競売物件は「物件そのもの」に稼ぐ力がない!?
投資用として販売されたマンションなら、任意売却物件も競売物件も立地条件等の優劣はそう変わりがないように見えます。でも実際に取引をしていると、任意売却物件のほうに優良物件が多いと感じます。その理由はこうです。
一般に競売に出される不動産物件はローンの返済に行き詰ったからです。住居用であれば収入減で毎月の返済が滞るようになるからです。また、投資用の不動産が競売にかけられるのは、結局、物件そのものに稼ぐ力がないからです。
思ったように家賃収入が得られないため、予定していた利回りが確保できなくなりローンが破綻するわけです。これは競売物件の特長とも言えます。
元々「収益力」が備わっている任意売却物件
一方、任意売却物件の場合は、もちろんローン破綻した物件もあります。でも、元々投資用として流通している物件が多いので、投資家が運用状況を見ながら保有する物件数の調整を行ったり、買い換えたりするものがたくさんあります。

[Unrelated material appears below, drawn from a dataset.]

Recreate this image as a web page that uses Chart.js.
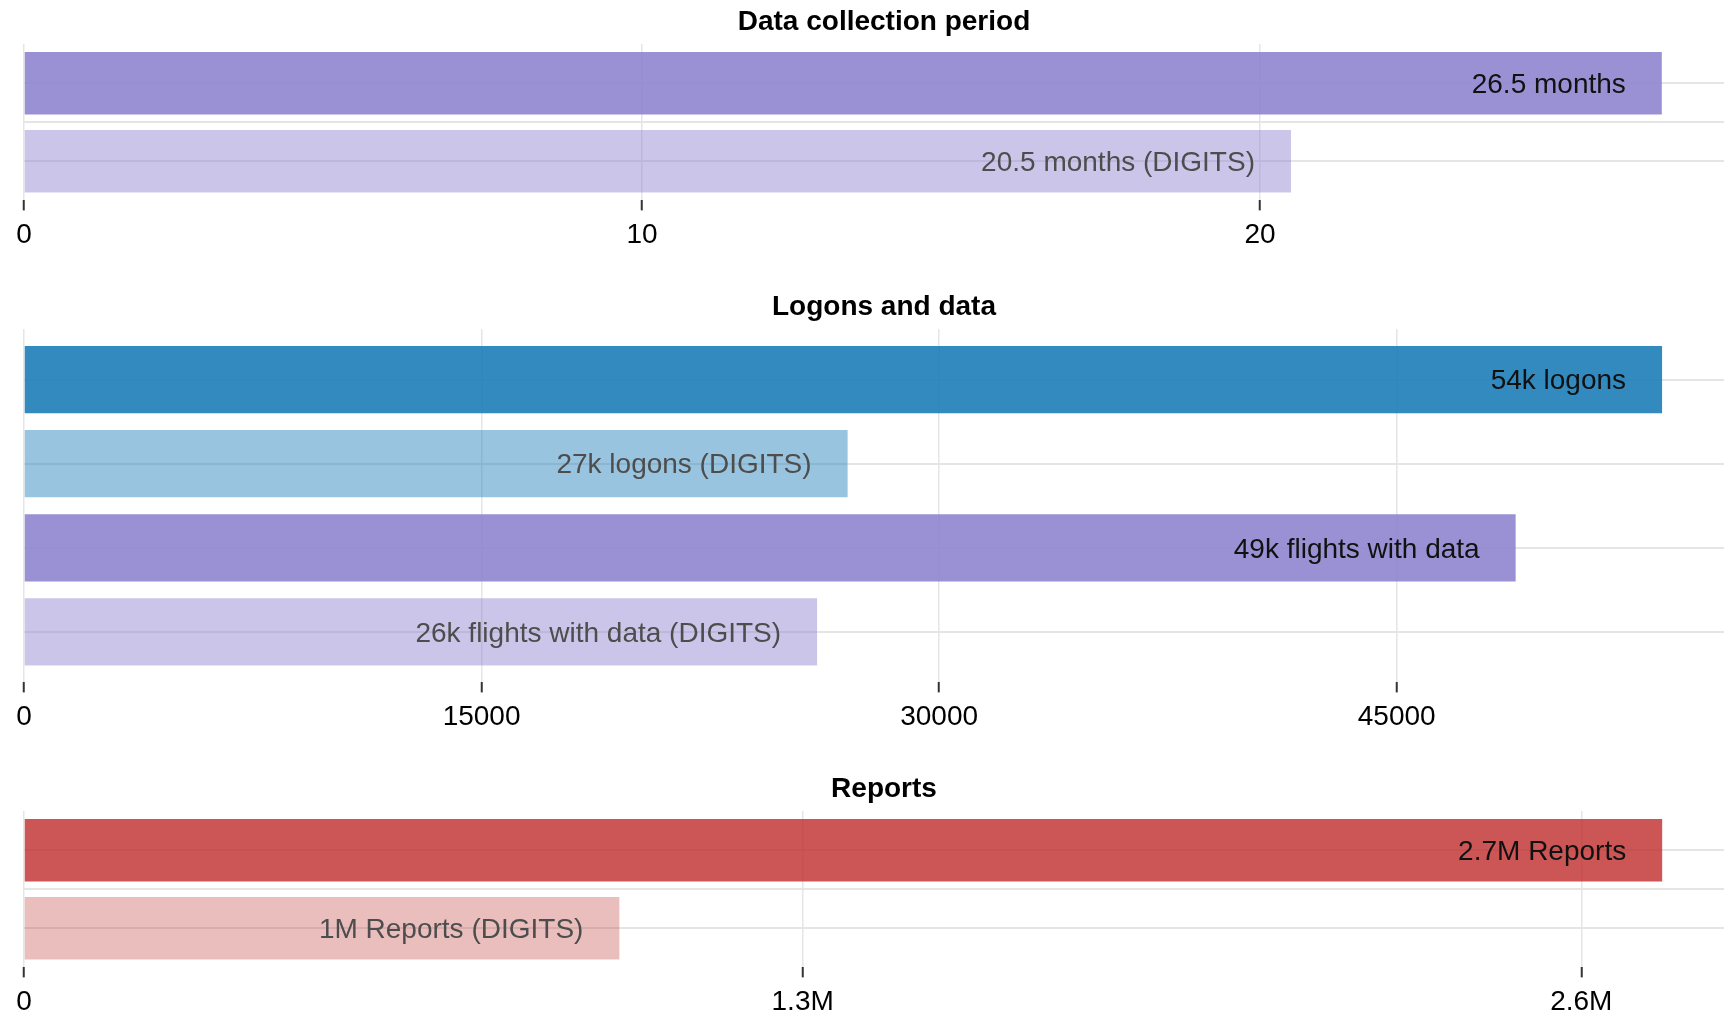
<!DOCTYPE html>
<html>
<head>
<meta charset="utf-8">
<script src="https://cdn.jsdelivr.net/npm/chart.js@4"></script>
<style>
  body{ margin:0; background:#fff; overflow:hidden; width:1724px; height:1012px; position:relative; }
  canvas{ position:absolute; left:0; }
</style>
</head>
<body>
<canvas id="periodChart" width="1744" height="260" style="top:0px"></canvas>
<canvas id="logonChart" width="1744" height="457" style="top:285px"></canvas>
<canvas id="reportChart" width="1744" height="260" style="top:767px"></canvas>
<script>
// Data collection period (months)
const periodLabels = ["26.5 months", "20.5 months (DIGITS)"];
const periodValues = [26.5, 20.5];
const periodTicks = [0, 10, 20];
const periodTickLabels = ["0", "10", "20"];

// Logons and data
const logonLabels = ["54k logons", "27k logons (DIGITS)", "49k flights with data", "26k flights with data (DIGITS)"];
const logonValues = [53700, 27000, 48900, 26000];
const logonTicks = [0, 15000, 30000, 45000];
const logonTickLabels = ["0", "15000", "30000", "45000"];

// Reports
const reportLabels = ["2.7M Reports", "1M Reports (DIGITS)"];
const reportValues = [2735000, 994000];
const reportTicks = [0, 1300000, 2600000];
const reportTickLabels = ["0", "1.3M", "2.6M"];

// Färger
const PURPLE = "rgba(143,132,207,0.9)", PURPLE_LIGHT = "rgba(143,132,207,0.465)";
const BLUE = "rgba(29,125,183,0.9)", BLUE_LIGHT = "rgba(29,125,183,0.45)";
const RED = "rgba(191,44,44,0.8)", RED_LIGHT = "rgba(191,44,44,0.31)";
const TEXT_DARK = "#111", TEXT_LIGHT = "#4d4d4d";
const GRID = "#e5e5e5";

Chart.defaults.font.family = "'Liberation Sans', Arial, sans-serif";
Chart.defaults.font.size = 28;
Chart.defaults.color = "#000";

// Text inne i staplarna, högerjusterad
const barText = {
  id: "barText",
  afterDatasetsDraw(chart, args, opts){
    const ctx = chart.ctx;
    const meta = chart.getDatasetMeta(0);
    ctx.save();
    ctx.font = "28px 'Liberation Sans', Arial, sans-serif";
    ctx.textAlign = "right";
    ctx.textBaseline = "middle";
    meta.data.forEach((bar, i) => {
      ctx.fillStyle = opts.colors[i];
      ctx.fillText(opts.labels[i], bar.x - 36, bar.y + 2);
    });
    ctx.restore();
  }
};

function makeChart(id, cfg){
  const rows = cfg.values.map((v, i) => i);
  const gridRows = rows.length === 2 ? [0, 0.5, 1] : rows;
  return new Chart(document.getElementById(id), {
    type: "bar",
    data: {
      datasets: [{
        data: cfg.values.map((v, i) => ({ x: v, y: i })),
        backgroundColor: cfg.colors,
        borderWidth: 0,
        categoryPercentage: 0.8,
        barPercentage: 1
      }]
    },
    plugins: [barText],
    options: {
      indexAxis: "y",
      responsive: false,
      animation: false,
      layout: { padding: { left: 24, right: 0, top: 0, bottom: 0 } },
      plugins: {
        legend: { display: false },
        tooltip: { enabled: false },
        title: {
          display: true, text: cfg.title, color: "#000",
          font: { size: 28, weight: "bold" },
          padding: { top: 5.5, bottom: 5 }
        },
        barText: { labels: cfg.labels, colors: cfg.textColors }
      },
      scales: {
        x: {
          type: "linear", min: 0, max: cfg.max,
          afterBuildTicks: s => { s.ticks = cfg.ticks.map(v => ({ value: v })); },
          ticks: { padding: 8, color: "#000", maxRotation: 0, autoSkip: false,
                   callback: (v, i) => cfg.tickLabels[i] },
          grid: { color: GRID, lineWidth: 1.5, tickColor: "#333", tickWidth: 2, tickLength: 10 },
          border: { display: false }
        },
        y: {
          type: "linear", display: false, reverse: true, offset: false,
          min: cfg.yMin, max: cfg.yMax,
          afterBuildTicks: s => { s.ticks = rows.map(v => ({ value: v })); },
          grid: { offset: false }
        },
        y2: {
          type: "linear", position: "left", reverse: true, offset: false,
          min: cfg.yMin, max: cfg.yMax,
          afterBuildTicks: s => { s.ticks = gridRows.map(v => ({ value: v })); },
          ticks: { display: false },
          grid: { color: GRID, lineWidth: 2, drawTicks: false, offset: false },
          border: { display: false }
        }
      }
    }
  });
}

makeChart("periodChart", {
  title: "Data collection period",
  values: periodValues, labels: periodLabels,
  colors: [PURPLE, PURPLE_LIGHT], textColors: [TEXT_DARK, TEXT_LIGHT],
  ticks: periodTicks, tickLabels: periodTickLabels,
  max: 27.83, yMin: -0.5, yMax: 1.5
});

makeChart("logonChart", {
  title: "Logons and data",
  values: logonValues, labels: logonLabels,
  colors: [BLUE, BLUE_LIGHT, PURPLE, PURPLE_LIGHT],
  textColors: [TEXT_DARK, TEXT_LIGHT, TEXT_DARK, TEXT_LIGHT],
  ticks: logonTicks, tickLabels: logonTickLabels,
  max: 56386, yMin: -0.6, yMax: 3.6
});

makeChart("reportChart", {
  title: "Reports",
  values: reportValues, labels: reportLabels,
  colors: [RED, RED_LIGHT], textColors: [TEXT_DARK, TEXT_LIGHT],
  ticks: reportTicks, tickLabels: reportTickLabels,
  max: 2871600, yMin: -0.5, yMax: 1.5
});
</script>
</body>
</html>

基本的に物件そのものに〝収益力〟が備わっている、それが任意売却物件なのです。もうひとつ、中古の任意売却物件には、比較的駅近の立地条件の良いものが目立ちます。これはバブル景気崩壊後の不景気のときに、比較的駅近の良い場所に安く建てられたことが要因になっています。
築後10年、15年の任意売却物件は、当時は安く分譲されていただけに持ち主は売りやすく、私たち不動産業者も仕入れがしやすい。安く入手できるぶん安く提供できるしそのうえ場所も良いというのが、任意売却物件を紹介している私の基本的な認識です。
とくに近年は、不動産価格全体が上昇傾向にあります。このため都心では新築の投資用ワンルームマンションの供給が少なくなっています。単身者用の賃貸ワンルームマンションは、近隣への迷惑防止を理由に条例によって進出を規制している自治体が多くあります。
となれば、都心にある中古の任意売却物件はさらに人気が高まり、よりいっそうプラチナ物件になることは間違いないと思います。